Grilled Chicken Tenders with Pineapple Mango Salsa

  • 1 can of pineapple chunks
  • 1 cup of chopped tomatoes
  • 1 cup of red, yellow and green bell peppers
  • 1/4 cup of minced ginger root
  • 1/4 cup of onion
  • 3/4 cup of Cumin
  • 3/4 cup of Sunflower oil
  • 2 tablespoons of apple cider vinegar
  • 2 tablespoons of minced garlic
  • 3 tablespoons of honey
  • 1 can of mango chunks
  • 3 tablespoons of crushed red pepper
  • 3 tablespoons of white pepper
  • 1 half of lemon, squeezed
  • 1 half of lime, squeezed
  • 2 tablespoons of garlic powder
  • 1 tablespoon of chili powder
  • 1 tablespoon of Italian herbs
  • 1 cup of spring mix, chopped
  • 1 tablespoon of ground ginger
  • Optional 1/2 or 1 whole habanero

Infused Water

  • 1 Pitcher of Filtered Water (or regular tap water)
  • 1 orange cut into slices
  • 1 lime cut into slices
  • 1 lemon cut into slices
  • 1 kiwi cut into slices
  • 1 medium cucumber cut into slices

Red Lentil Pasta

  • 1/2 cup of Sunflower oil
  • 1 box of Red Lentil Pasta
  • 1-2 cups of precooked grilled frozen chicken strips, or 1 bag of large shrimp
  • 1/4 cup of Nutritional Yeast
  • 2-3 tablespoons of Italian Herb seasoning
  • 4 tablespoons of onion powder
  • 4 tablespoons of garlic powder
  • 1 bag of frozen Steamable California Blend vegetables

Mason Salad Jars

  • 2 cups of rinsed greens (kale, romaine, and spinach leaves)
  • 1/3 cup blueberries, chopped
  • 1/3 cup strawberries, chopped
  • 1/3 cup blackberries, chopped
  • 1/3 cup dried cranberries
  • 2 tablespoons toasted sesame seeds
  • 2 tablespoons sunflower seeds
  • Dressing of your choice

Instructions – Chicken Tenders

Combine all ingredients in a bowl and stir. Put the mixture in a blender and mix on low until all ingredients are mixed, but chunks remain. Remove from blender and place in a container with a lid or place in a glass jar.  Refrigerator remainder.  Salsa can last for 1 week.
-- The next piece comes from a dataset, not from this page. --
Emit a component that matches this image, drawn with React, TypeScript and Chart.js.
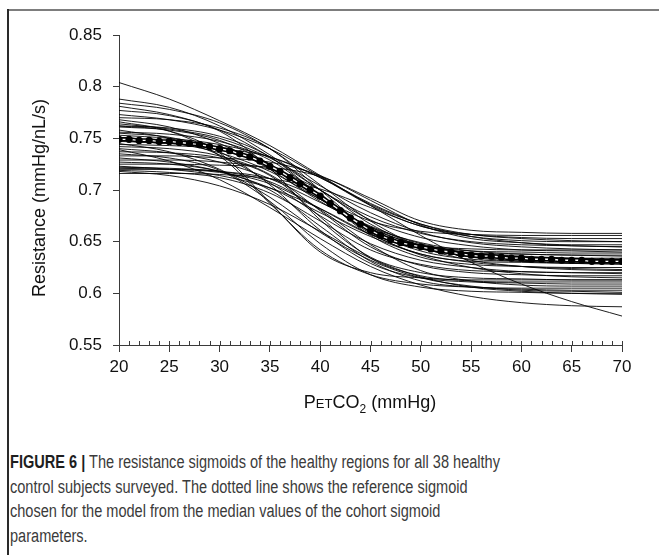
import React, { useEffect, useLayoutEffect, useRef } from "react";
import { Chart, registerables } from "chart.js";

Chart.register(...registerables);

// ---------- data ----------
const X_VALUES = [20, 25, 30, 35, 40, 45, 50, 55, 60, 65, 70];
const X_TICKS = [20, 25, 30, 35, 40, 45, 50, 55, 60, 65, 70];
const Y_TICKS = [0.55, 0.6, 0.65, 0.7, 0.75, 0.8, 0.85];

const S01 = [0.804, 0.788, 0.767, 0.743, 0.714, 0.685, 0.656, 0.630, 0.609, 0.592, 0.578];
const S02 = [0.788, 0.780, 0.762, 0.734, 0.700, 0.671, 0.654, 0.646, 0.642, 0.641, 0.640];
const S03 = [0.784, 0.778, 0.765, 0.740, 0.705, 0.670, 0.645, 0.632, 0.626, 0.623, 0.622];
const S04 = [0.781, 0.773, 0.758, 0.732, 0.700, 0.674, 0.658, 0.650, 0.647, 0.646, 0.645];
const S05 = [0.777, 0.772, 0.757, 0.721, 0.671, 0.635, 0.620, 0.615, 0.614, 0.613, 0.613];
const S06 = [0.773, 0.768, 0.758, 0.740, 0.713, 0.686, 0.667, 0.657, 0.653, 0.651, 0.650];
const S07 = [0.770, 0.768, 0.760, 0.740, 0.700, 0.661, 0.641, 0.633, 0.631, 0.630, 0.630];
const S08 = [0.768, 0.761, 0.745, 0.720, 0.689, 0.664, 0.649, 0.641, 0.638, 0.637, 0.636];
const S09 = [0.766, 0.757, 0.733, 0.687, 0.642, 0.618, 0.609, 0.606, 0.605, 0.605, 0.605];
const S10 = [0.764, 0.759, 0.750, 0.731, 0.704, 0.678, 0.659, 0.649, 0.645, 0.643, 0.642];
const S11 = [0.762, 0.760, 0.752, 0.732, 0.694, 0.656, 0.635, 0.628, 0.626, 0.625, 0.625];
const S12 = [0.761, 0.758, 0.748, 0.725, 0.693, 0.670, 0.660, 0.657, 0.656, 0.656, 0.656];
const S13 = [0.758, 0.750, 0.734, 0.707, 0.675, 0.648, 0.632, 0.625, 0.621, 0.620, 0.619];
const S14 = [0.756, 0.754, 0.747, 0.729, 0.695, 0.661, 0.643, 0.637, 0.635, 0.634, 0.634];
const S15 = [0.755, 0.751, 0.737, 0.705, 0.661, 0.629, 0.615, 0.611, 0.610, 0.609, 0.609];
const S16 = [0.753, 0.750, 0.744, 0.732, 0.712, 0.687, 0.667, 0.655, 0.649, 0.646, 0.645];
const S17 = [0.751, 0.746, 0.736, 0.718, 0.691, 0.664, 0.645, 0.635, 0.631, 0.629, 0.628];
const S18 = [0.747, 0.745, 0.739, 0.723, 0.693, 0.663, 0.647, 0.641, 0.640, 0.639, 0.639];
const S19 = [0.745, 0.737, 0.720, 0.693, 0.659, 0.632, 0.615, 0.607, 0.603, 0.602, 0.601];
const S20 = [0.744, 0.743, 0.740, 0.732, 0.712, 0.685, 0.665, 0.657, 0.654, 0.653, 0.653];
const S21 = [0.742, 0.740, 0.733, 0.715, 0.680, 0.645, 0.627, 0.620, 0.618, 0.617, 0.617];
const S22 = [0.740, 0.736, 0.727, 0.711, 0.688, 0.665, 0.648, 0.639, 0.636, 0.634, 0.633];
const S23 = [0.739, 0.728, 0.710, 0.683, 0.653, 0.626, 0.608, 0.597, 0.591, 0.588, 0.587];
const S24 = [0.737, 0.736, 0.731, 0.714, 0.674, 0.634, 0.617, 0.612, 0.611, 0.611, 0.611];
const S25 = [0.735, 0.731, 0.719, 0.689, 0.648, 0.618, 0.606, 0.602, 0.601, 0.600, 0.600];
const S26 = [0.733, 0.733, 0.731, 0.727, 0.714, 0.690, 0.666, 0.653, 0.649, 0.647, 0.647];
const S27 = [0.731, 0.727, 0.718, 0.702, 0.678, 0.655, 0.638, 0.630, 0.626, 0.624, 0.623];
const S28 = [0.729, 0.729, 0.727, 0.720, 0.700, 0.667, 0.646, 0.639, 0.638, 0.637, 0.637];
const S29 = [0.727, 0.725, 0.718, 0.700, 0.665, 0.631, 0.612, 0.606, 0.604, 0.603, 0.603];
const S30 = [0.725, 0.725, 0.724, 0.722, 0.713, 0.692, 0.670, 0.661, 0.659, 0.658, 0.658];
const S31 = [0.723, 0.720, 0.714, 0.702, 0.682, 0.657, 0.637, 0.625, 0.619, 0.616, 0.615];
const S32 = [0.722, 0.721, 0.718, 0.708, 0.682, 0.657, 0.646, 0.643, 0.642, 0.642, 0.642];
const S33 = [0.721, 0.720, 0.717, 0.706, 0.681, 0.647, 0.622, 0.612, 0.608, 0.607, 0.607];
const S34 = [0.720, 0.720, 0.718, 0.711, 0.691, 0.658, 0.638, 0.631, 0.630, 0.629, 0.629];
const S35 = [0.719, 0.717, 0.712, 0.697, 0.670, 0.642, 0.628, 0.622, 0.621, 0.620, 0.620];
const S36 = [0.718, 0.714, 0.704, 0.686, 0.660, 0.634, 0.616, 0.606, 0.602, 0.600, 0.599];
const S37 = [0.716, 0.716, 0.715, 0.711, 0.701, 0.683, 0.665, 0.655, 0.651, 0.650, 0.650];
const S38 = [0.762, 0.757, 0.736, 0.688, 0.640, 0.620, 0.615, 0.613, 0.613, 0.613, 0.613];

const SUBJECTS = [
  S01, S02, S03, S04, S05, S06, S07, S08, S09, S10,
  S11, S12, S13, S14, S15, S16, S17, S18, S19, S20,
  S21, S22, S23, S24, S25, S26, S27, S28, S29, S30,
  S31, S32, S33, S34, S35, S36, S37, S38,
];

// reference (median) sigmoid, read at every 1 mmHg
const REF_X = [
  20, 21, 22, 23, 24, 25, 26, 27, 28, 29,
  30, 31, 32, 33, 34, 35, 36, 37, 38, 39,
  40, 41, 42, 43, 44, 45, 46, 47, 48, 49,
  50, 51, 52, 53, 54, 55, 56, 57, 58, 59,
  60, 61, 62, 63, 64, 65, 66, 67, 68, 69, 70,
];
const REF_Y = [
  0.749, 0.749, 0.748, 0.748, 0.747, 0.747, 0.746, 0.745, 0.744, 0.742,
  0.740, 0.738, 0.735, 0.732, 0.728, 0.723, 0.718, 0.712, 0.706, 0.700,
  0.694, 0.687, 0.680, 0.673, 0.667, 0.661, 0.656, 0.652, 0.649, 0.647,
  0.645, 0.643, 0.641, 0.640, 0.638, 0.637, 0.636, 0.636, 0.635, 0.634,
  0.634, 0.633, 0.633, 0.633, 0.632, 0.632, 0.632, 0.631, 0.631, 0.631, 0.631,
];

const AXIS_COLOR = "#3a3a3a";
const FONT = "'Liberation Sans', Arial, Helvetica, sans-serif";
const CAPTION_WIDTH = 490;

const minorTicks = {
  id: "minorTicks",
  afterDraw(chart: any) {
    const { ctx, chartArea, scales } = chart;
    const x = scales.x;
    ctx.save();
    ctx.strokeStyle = AXIS_COLOR;
    ctx.lineWidth = 1;
    ctx.beginPath();
    for (let v = X_TICKS[0]; v <= X_TICKS[X_TICKS.length - 1]; v += 1) {
      const px = Math.round(x.getPixelForValue(v)) + 0.5;
      ctx.moveTo(px, chartArea.bottom);
      ctx.lineTo(px, chartArea.bottom - 4);
    }
    ctx.stroke();
    ctx.restore();
  },
};

export default function App() {
  const canvasRef = useRef<HTMLCanvasElement | null>(null);
  const captionRef = useRef<HTMLDivElement | null>(null);
  const firstLineRef = useRef<HTMLSpanElement | null>(null);

  useLayoutEffect(() => {
    const cap = captionRef.current;
    const line = firstLineRef.current;
    if (!cap || !line) return;
    const w = line.getBoundingClientRect().width;
    if (w > 0) cap.style.transform = `scaleX(${CAPTION_WIDTH / w})`;
  }, []);

  useEffect(() => {
    if (!canvasRef.current) return;
    const datasets: any[] = SUBJECTS.map((ys, i) => ({
      label: `Subject ${i + 1}`,
      data: X_VALUES.map((x, j) => ({ x, y: ys[j] })),
      borderColor: "rgba(0,0,0,0.88)",
      borderWidth: 1,
      pointRadius: 0,
      fill: false,
      cubicInterpolationMode: "monotone",
      order: 10,
    }));
    const refData = REF_X.map((x, j) => ({ x, y: REF_Y[j] }));
    datasets.push({
      label: "Reference",
      data: refData,
      borderColor: "#000",
      borderWidth: 4.5,
      pointRadius: 0,
      cubicInterpolationMode: "monotone",
      order: 3,
    });
    datasets.push({
      label: "Reference (inner)",
      data: refData,
      borderColor: "#fff",
      borderWidth: 1.3,
      pointRadius: 0,
      cubicInterpolationMode: "monotone",
      order: 2,
    });
    datasets.push({
      label: "Reference points",
      data: refData,
      showLine: false,
      pointRadius: 3.6,
      pointBackgroundColor: "#000",
      pointBorderWidth: 0,
      order: 1,
    });

    const chart = new Chart(canvasRef.current, {
      type: "line",
      data: { datasets },
      options: {
        animation: false,
        responsive: true,
        maintainAspectRatio: false,
        layout: { padding: { left: 0, right: 37, top: 35, bottom: 0 } },
        plugins: { legend: { display: false }, tooltip: { enabled: false } },
        scales: {
          x: {
            type: "linear",
            min: 20,
            max: 70,
            afterFit: (s: any) => {
              s.height = 75;
            },
            afterBuildTicks: (s: any) => {
              s.ticks = X_TICKS.map((v) => ({ value: v }));
            },
            grid: {
              display: true,
              drawOnChartArea: false,
              drawTicks: true,
              tickLength: 7,
              color: AXIS_COLOR,
            },
            border: { display: true, color: AXIS_COLOR, width: 1 },
            ticks: {
              color: "#111",
              font: { family: FONT, size: 17 },
              padding: 5,
              maxRotation: 0,
              autoSkip: false,
            },
          },
          y: {
            type: "linear",
            min: 0.55,
            max: 0.85,
            afterFit: (s: any) => {
              s.width = 119;
            },
            afterBuildTicks: (s: any) => {
              s.ticks = Y_TICKS.map((v) => ({ value: v }));
            },
            grid: {
              display: true,
              drawOnChartArea: false,
              drawTicks: true,
              tickLength: 6,
              color: AXIS_COLOR,
            },
            border: { display: true, color: AXIS_COLOR, width: 1 },
            ticks: {
              color: "#111",
              font: { family: FONT, size: 17 },
              padding: 11,
              autoSkip: false,
              callback: (v: any) => String(Number(Number(v).toFixed(2))),
            },
          },
        },
      },
      plugins: [minorTicks],
    });
    return () => chart.destroy();
  }, []);

  const capLine: React.CSSProperties = { whiteSpace: "nowrap" };

  return (
    <div
      style={{
        position: "absolute",
        left: 0,
        top: 0,
        width: 659,
        height: 555,
        background: "#fff",
        overflow: "hidden",
      }}
    >
      <div style={{ position: "absolute", left: 7, top: 9, width: 652, height: 2, background: "#7d7d7d" }} />
      <div style={{ position: "absolute", left: 7, top: 9, width: 2, height: 546, background: "#2a2a2a" }} />
      <div style={{ position: "absolute", left: 0, top: 0, width: 659, height: 420 }}>
        <canvas ref={canvasRef} />
      </div>
      <div
        style={{
          position: "absolute",
          left: 39 - 150,
          top: 198 - 11,
          width: 300,
          height: 22,
          lineHeight: "22px",
          textAlign: "center",
          transform: "rotate(-90deg)",
          transformOrigin: "50% 50%",
          fontFamily: FONT,
          fontSize: 18,
          color: "#111",
          whiteSpace: "nowrap",
        }}
      >
        Resistance (mmHg/nL/s)
      </div>
      <div
        style={{
          position: "absolute",
          left: 370 - 150,
          top: 391,
          width: 300,
          lineHeight: "22px",
          textAlign: "center",
          fontFamily: FONT,
          fontSize: 18,
          color: "#111",
          whiteSpace: "nowrap",
        }}
      >
        P<span style={{ fontSize: 13 }}>ET</span>CO<sub style={{ fontSize: 12, lineHeight: 0 }}>2</sub> (mmHg)
      </div>
      <div
        ref={captionRef}
        style={{
          position: "absolute",
          left: 10,
          top: 450,
          fontFamily: FONT,
          fontSize: 18,
          lineHeight: "24.5px",
          color: "#3b3b3b",
          transformOrigin: "0 0",
        }}
      >
        <div style={capLine}>
          <span ref={firstLineRef} style={{ display: "inline-block" }}>
            <b style={{ color: "#1e1e1e" }}>FIGURE 6 |</b> The resistance sigmoids of the healthy regions for all 38 healthy
          </span>
        </div>
        <div style={capLine}>control subjects surveyed. The dotted line shows the reference sigmoid</div>
        <div style={capLine}>chosen for the model from the median values of the cohort sigmoid</div>
        <div style={capLine}>parameters.</div>
      </div>
    </div>
  );
}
Serve salsa on top of grilled chicken tenders.

Instructions – Infused Water

In a large pitcher, fill with water and add the sliced fruits and cucumber.  Stir thoroughly and place in refrigerator for 1 hour, but for best results refrigerate overnight and serve.

Instructions – Red Lentil Pasta

Cook pasta according to box instructions.  Over medium heat add oil and wait until the oil is hot and add chicken.  Cook until the check is easily cut with a fork, add all seasoning, and mix thoroughly.  Turn heat on skill down to low and cook vegetables in the microwave.  Drain water off vegetables and add to chicken mixture and stir thoroughly.  Add drained pasta and mix thoroughly, cook for about 5 minutes more.  Add your favorite BariGirls seasoning and black peppercorn and enjoy.  Be sure to watch your portion control, use a salad plate instead of a regular-sized plate.

Instructions – Mason Salad Jars

Rinse jars before adding ingredients.  Place a layer of greens at the bottom of the jar, add blueberries, add a layer of greens, add a layer of seeds, add a layer of strawberries, add a layer of greens, add a layer of blackberries, add sunflower seeds, add a layer of greens, add cranberries, add remaining seeds. Refrigerator jar and dressing until ready to serve.